-- START --

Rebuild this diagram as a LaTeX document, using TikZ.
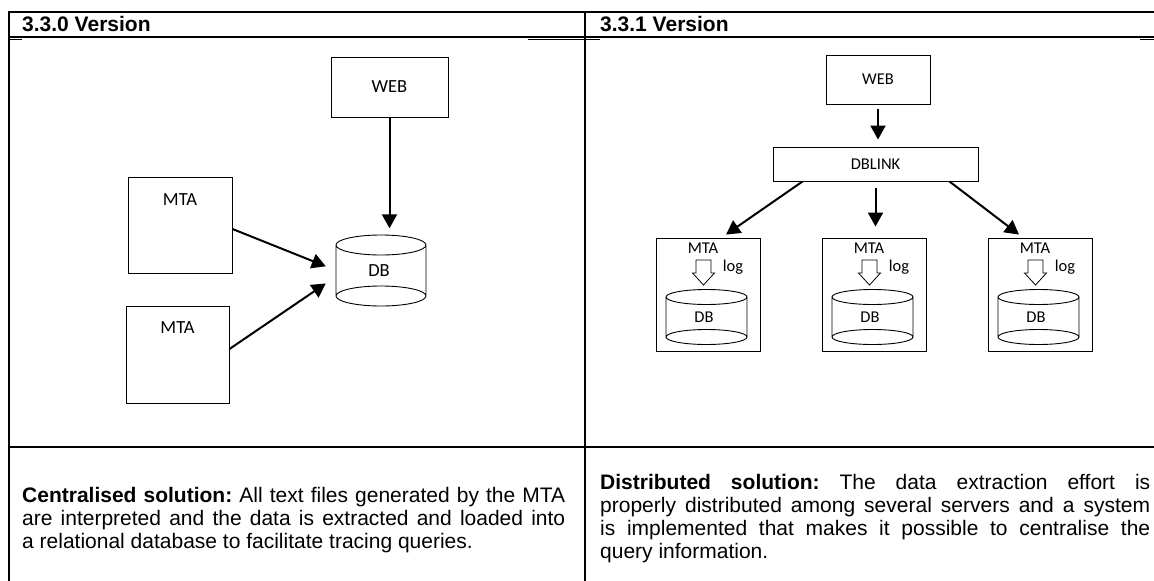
\documentclass[tikz,border=0pt]{standalone}
\usepackage{fontspec}
\setmainfont{Liberation Sans}
\newfontfamily\labelfont{Carlito}
\usetikzlibrary{positioning, arrows.meta}

\tikzset{
  box/.style={draw, line width=0.9pt, inner sep=0pt},
  arr/.style={-{Triangle[length=14pt,width=15pt]}, line width=2pt},
  rule/.style={line width=1.2pt},
  lbl/.style={font=\labelfont\fontsize{18.5}{21}\selectfont, inner sep=0pt},
  lblsmall/.style={font=\labelfont\fontsize{16.5}{19}\selectfont, inner sep=0pt},
  head/.style={anchor=west, inner sep=0pt, font=\fontsize{21}{23}\selectfont\bfseries},
  note/.style={anchor=west, inner sep=0pt, align=justify, font=\fontsize{21}{23}\selectfont\frenchspacing}
}

\begin{document}
\begin{tikzpicture}[x=1pt, y=-1pt]
    \useasboundingbox (0,0) rectangle (1154,581);

    % Table lines
    \draw[line width=2pt] (8,12) -- (1154,12);
    \draw[rule] (8,37) -- (1154,37);
    \draw[rule] (8,39.5) -- (22,39.5) (528,39.5) -- (600,39.5) (1140,39.5) -- (1154,39.5);
    \draw[rule] (8,447) -- (1154,447);
    \draw[line width=2pt] (9,11) -- (9,581);
    \draw[line width=2pt] (585,11) -- (585,581);

    % Headers
    \node[head] (head0) at (22,24) {3.3.0 Version};
    \node[head] (head1) at (600,24) {3.3.1 Version};

    % Left: centralised
    \node[box, lbl, minimum width=117pt, minimum height=60pt] (web0) at (389.5,87) {WEB};
    \node[box, minimum width=104pt, minimum height=96pt] (mtaA) at (180,225) {};
    \node[lbl, below=17pt of mtaA.north] (mtaAtxt) {MTA};
    \node[box, minimum width=103pt, minimum height=97pt] (mtaB) at (177.5,354.5) {};
    \node[lbl, below=16pt of mtaB.north] (mtaBtxt) {MTA};
    \node[lbl, minimum width=90pt, minimum height=71pt] (db0) at (379,271) {DB};
    \draw[line width=0.9pt] (381,245) ellipse [x radius=45pt, y radius=10pt]
        (381,296) ellipse [x radius=45pt, y radius=10pt]
        (336,245) -- (336,296) (426,245) -- (426,296);

    \draw[arr, shorten >=7pt] (web0.south) -- (web0.south |- db0.north);
    \draw[arr, shorten >=8.6pt] ([yshift=-4pt]mtaA.east) -- ([yshift=1.5pt]db0.west);
    \draw[arr, shorten >=9.7pt] ([yshift=5.5pt]mtaB.east) -- ([yshift=-7pt]db0.west);

    % Right: distributed
    \node[box, lblsmall, minimum width=104pt, minimum height=49pt] (web1) at (878,79.5) {WEB};
    \node[box, lblsmall, minimum width=205pt, minimum height=34pt] (dblink) at (875.5,164) {DBLINK};

    \foreach \i/\x in {1/656, 2/822, 3/988} {
      \node[box, minimum width=104pt, minimum height=113pt] (srv\i) at ({\x+52},294.5) {};
      \node[lblsmall] (mta\i) at ({\x+47},248) {MTA};
      \node[lblsmall] (log\i) at ({\x+77},267) {log};
      % block arrow MTA -> DB
      \draw[line width=0.8pt] ({\x+40},260) -- ({\x+55},260) -- ({\x+55},273) -- ({\x+58.5},273)
          -- ({\x+47.5},285) -- ({\x+36.5},273) -- ({\x+40},273) -- cycle;
      % database
      \draw[line width=0.9pt] ({\x+50.5},297) ellipse [x radius=40.5pt, y radius=7.5pt]
          ({\x+50.5},337) ellipse [x radius=40.5pt, y radius=7.5pt]
          ({\x+10},297) -- ({\x+10},337) ({\x+91},297) -- ({\x+91},337);
      \node[lblsmall] (db\i) at ({\x+48},317) {DB};
    }

    \draw[arr, shorten <=5pt, shorten >=7pt] (web1.south) -- (web1.south |- dblink.north);
    \draw[arr] ([xshift=30pt]dblink.south west) -- ([xshift=18pt,yshift=3pt]srv1.north);
    \draw[arr, shorten <=7pt, shorten >=11pt] (dblink.south) -- (dblink.south |- srv2.north);
    \draw[arr] ([xshift=-29pt]dblink.south east) -- ([xshift=-21pt,yshift=3pt]srv3.north);

    % Notes
    \node[note, text width=543pt] (note0) at (22,520)
      {\textbf{Centralised solution:} All text files generated by the MTA\linebreak
       are interpreted and the data is extracted and loaded into\linebreak
       a relational database to facilitate tracing queries.};
    \node[note, text width=550pt] (note1) at (600,518.5)
      {\textbf{Distributed solution:} The data extraction effort is\linebreak
       properly distributed among several servers and a system\linebreak
       is implemented that makes it possible to centralise the\linebreak
       query information.};

  \end{tikzpicture}
\end{document}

-- END --

**INSTRUCTIONS FOR THE TASK:** Word for word, quote the full listing, omitting every picture.

**RESPONSE TO THE EXERCISE:**
Rebuild this diagram as a LaTeX document, using TikZ.
\documentclass[tikz,border=0pt]{standalone}
\usepackage{fontspec}
\setmainfont{Liberation Sans}
\newfontfamily\labelfont{Carlito}
\usetikzlibrary{positioning, arrows.meta}

\tikzset{
  box/.style={draw, line width=0.9pt, inner sep=0pt},
  arr/.style={-{Triangle[length=14pt,width=15pt]}, line width=2pt},
  rule/.style={line width=1.2pt},
  lbl/.style={font=\labelfont\fontsize{18.5}{21}\selectfont, inner sep=0pt},
  lblsmall/.style={font=\labelfont\fontsize{16.5}{19}\selectfont, inner sep=0pt},
  head/.style={anchor=west, inner sep=0pt, font=\fontsize{21}{23}\selectfont\bfseries},
  note/.style={anchor=west, inner sep=0pt, align=justify, font=\fontsize{21}{23}\selectfont\frenchspacing}
}

\begin{document}
\begin{tikzpicture}[x=1pt, y=-1pt]
    \useasboundingbox (0,0) rectangle (1154,581);

    % Table lines
    \draw[line width=2pt] (8,12) -- (1154,12);
    \draw[rule] (8,37) -- (1154,37);
    \draw[rule] (8,39.5) -- (22,39.5) (528,39.5) -- (600,39.5) (1140,39.5) -- (1154,39.5);
    \draw[rule] (8,447) -- (1154,447);
    \draw[line width=2pt] (9,11) -- (9,581);
    \draw[line width=2pt] (585,11) -- (585,581);

    % Headers
    \node[head] (head0) at (22,24) {3.3.0 Version};
    \node[head] (head1) at (600,24) {3.3.1 Version};

    % Left: centralised
    \node[box, lbl, minimum width=117pt, minimum height=60pt] (web0) at (389.5,87) {WEB};
    \node[box, minimum width=104pt, minimum height=96pt] (mtaA) at (180,225) {};
    \node[lbl, below=17pt of mtaA.north] (mtaAtxt) {MTA};
    \node[box, minimum width=103pt, minimum height=97pt] (mtaB) at (177.5,354.5) {};
    \node[lbl, below=16pt of mtaB.north] (mtaBtxt) {MTA};
    \node[lbl, minimum width=90pt, minimum height=71pt] (db0) at (379,271) {DB};
    \draw[line width=0.9pt] (381,245) ellipse [x radius=45pt, y radius=10pt]
        (381,296) ellipse [x radius=45pt, y radius=10pt]
        (336,245) -- (336,296) (426,245) -- (426,296);

    \draw[arr, shorten >=7pt] (web0.south) -- (web0.south |- db0.north);
    \draw[arr, shorten >=8.6pt] ([yshift=-4pt]mtaA.east) -- ([yshift=1.5pt]db0.west);
    \draw[arr, shorten >=9.7pt] ([yshift=5.5pt]mtaB.east) -- ([yshift=-7pt]db0.west);

    % Right: distributed
    \node[box, lblsmall, minimum width=104pt, minimum height=49pt] (web1) at (878,79.5) {WEB};
    \node[box, lblsmall, minimum width=205pt, minimum height=34pt] (dblink) at (875.5,164) {DBLINK};

    \foreach \i/\x in {1/656, 2/822, 3/988} {
      \node[box, minimum width=104pt, minimum height=113pt] (srv\i) at ({\x+52},294.5) {};
      \node[lblsmall] (mta\i) at ({\x+47},248) {MTA};
      \node[lblsmall] (log\i) at ({\x+77},267) {log};
      % block arrow MTA -> DB
      \draw[line width=0.8pt] ({\x+40},260) -- ({\x+55},260) -- ({\x+55},273) -- ({\x+58.5},273)
          -- ({\x+47.5},285) -- ({\x+36.5},273) -- ({\x+40},273) -- cycle;
      % database
      \draw[line width=0.9pt] ({\x+50.5},297) ellipse [x radius=40.5pt, y radius=7.5pt]
          ({\x+50.5},337) ellipse [x radius=40.5pt, y radius=7.5pt]
          ({\x+10},297) -- ({\x+10},337) ({\x+91},297) -- ({\x+91},337);
      \node[lblsmall] (db\i) at ({\x+48},317) {DB};
    }

    \draw[arr, shorten <=5pt, shorten >=7pt] (web1.south) -- (web1.south |- dblink.north);
    \draw[arr] ([xshift=30pt]dblink.south west) -- ([xshift=18pt,yshift=3pt]srv1.north);
    \draw[arr, shorten <=7pt, shorten >=11pt] (dblink.south) -- (dblink.south |- srv2.north);
    \draw[arr] ([xshift=-29pt]dblink.south east) -- ([xshift=-21pt,yshift=3pt]srv3.north);

    % Notes
    \node[note, text width=543pt] (note0) at (22,520)
      {\textbf{Centralised solution:} All text files generated by the MTA\linebreak
       are interpreted and the data is extracted and loaded into\linebreak
       a relational database to facilitate tracing queries.};
    \node[note, text width=550pt] (note1) at (600,518.5)
      {\textbf{Distributed solution:} The data extraction effort is\linebreak
       properly distributed among several servers and a system\linebreak
       is implemented that makes it possible to centralise the\linebreak
       query information.};

  \end{tikzpicture}
\end{document}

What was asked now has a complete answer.